Is there anyone Trump can’t fire under the unitary executive theory?
Taken to its logical extreme, the unitary executive theory suggests that Trump can fire literally anyone he wants to fire within any federal agency, regardless of whether that person is a civil servant whose job is protected by law. It is unlikely, however, that even this Supreme Court will say that Trump can strip civil service protections from all of the nearly 3 million civilian employees of the federal government. Scalia’s hallowed Morrison dissent, for starters, does not go that far. Instead, it suggests that total presidential control over federal employees is limited to “Officers of the United States.”
Though the Constitution describes the process by which these officers must be appointed, it does not clearly define who counts as an officer. The Supreme Court’s opinions on this topic, moreover, are rather vague — one opinion described an officer of the United States as someone who exercises “significant authority pursuant to the laws of the United States.”

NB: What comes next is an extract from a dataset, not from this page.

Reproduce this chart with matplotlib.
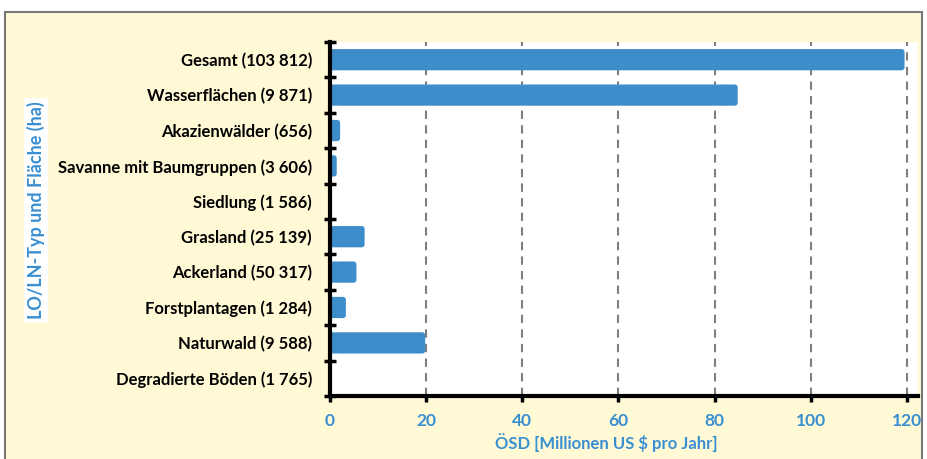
import matplotlib
matplotlib.use("Agg")
import matplotlib.pyplot as plt
from matplotlib.patches import Rectangle, FancyBboxPatch

categories = ["Gesamt (103 812)", "Wasserflächen (9 871)", "Akazienwälder (656)",
              "Savanne mit Baumgruppen (3 606)", "Siedlung (1 586)", "Grasland (25 139)",
              "Ackerland (50 317)", "Forstplantagen (1 284)", "Naturwald (9 588)",
              "Degradierte Böden (1 765)"]
values = [119.5, 84.8, 2.1, 1.4, 0.0, 7.2, 5.5, 3.3, 19.8, 0.0]
xticks = [0, 20, 40, 60, 80, 100, 120]

BLUE = "#3d8dca"
LABEL_BLUE = "#3a8fd0"
BG = "#fff9d6"

plt.rcParams['font.family'] = ['Lato', 'DejaVu Sans']

fig = plt.figure(figsize=(9.28, 4.59), dpi=100)
fig.patch.set_facecolor("white")
fig.patches.append(Rectangle((5/928, -0.01), 917/928, 1 - 12/459 + 0.01,
                             transform=fig.transFigure, facecolor=BG,
                             edgecolor="#777777", linewidth=1.5, zorder=-5))

ax = fig.add_axes([330/928, 1 - 396/459, (918-330)/928, (396-42)/459])
ax.set_zorder(2)
ax.set_facecolor("white")
n = len(categories)
ypos = list(range(n))
bars = ax.barh(ypos, values, height=0.6, color=BLUE, zorder=3)
ax.set_ylim(n - 0.5, -0.5)
ax.set_xlim(0, 122.3)

# rounded bar ends
x_px = 588 / 122.3
y_px = 354 / n
for b in bars:
    w = b.get_width()
    if w <= 0:
        continue
    x0, y0 = b.get_x(), b.get_y()
    h = b.get_height()
    b.set_visible(False)
    r = min(0.6, w / 2)
    fp = FancyBboxPatch((x0, y0), w, h, boxstyle=f"round,pad=0,rounding_size={r}",
                        mutation_aspect=x_px / y_px, facecolor=BLUE, edgecolor="none",
                        zorder=3)
    ax.add_patch(fp)

ax.set_yticks([i - 0.5 for i in range(n + 1)], minor=False)
ax.set_yticklabels([])
ax.set_yticks(ypos, minor=True)
ax.set_yticklabels(categories, minor=True, fontsize=12, fontweight="bold")
ax.tick_params(axis="y", which="minor", length=0, pad=13)
ax.tick_params(axis="y", which="major", direction="inout", length=9, width=2.5, color="black")

ax.set_xticks(xticks)
ax.set_xticklabels([str(t) for t in xticks], fontsize=12.5, fontweight="bold", color=LABEL_BLUE)
ax.tick_params(axis="x", direction="out", length=4, width=2.5, color="black", pad=8)
ax.xaxis.grid(True, linestyle=(0, (4, 3)), color="#7f7f7f", linewidth=1.5, zorder=1)
ax.set_axisbelow(True)

for s in ["top", "right"]:
    ax.spines[s].set_visible(False)
for s in ["left", "bottom"]:
    ax.spines[s].set_linewidth(3)
    ax.spines[s].set_color("black")
    ax.spines[s].set_zorder(5)

ax.set_xlabel("ÖSD [Millionen US $ pro Jahr]", fontsize=12, fontweight="bold",
              color=LABEL_BLUE)
ax.xaxis.set_label_coords((606 - 330) / 588, -(442 - 396) / 354, transform=ax.transAxes)
ax.xaxis.label.set_va("center")

fig.text(36/928, 1 - 210/459, "LO/LN-Typ und Fläche (ha)", rotation=90, ha="center", va="center",
         fontsize=13, fontweight="bold", color=LABEL_BLUE,
         bbox=dict(facecolor="white", edgecolor="none", pad=2))

fig.savefig("out.png", dpi=100)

As a practical matter, in other words, any civil servant fired by Trump or his subordinates will most likely have to litigate the question of whether they exercise “significant authority,” and thus count as an officer, if they want to get their job back. Non-officers are likely to retain their civil service protections, while officers are likely to be deemed to be subject to presidential control under the unitary executive.
That will place a heavy burden on any fired civil servant who wants to fight for their job, but it is also likely that, if any relatively low-ranking civil servants engage in this fight, they will ultimately prevail. Still, if all that Trump gains is the power to fire civil servants who exercise “significant authority,” that’s still a very big deal. Someone can do a lot to reshape an organization when they have total control over its senior-most employees.
It remains to be seen how the first stages of this fight will play out in court. If Wilcox — or any other terminated official in a similar role — decides to challenge their firing, that would give the justices a vehicle they could use to dramatically expand Trump’s power.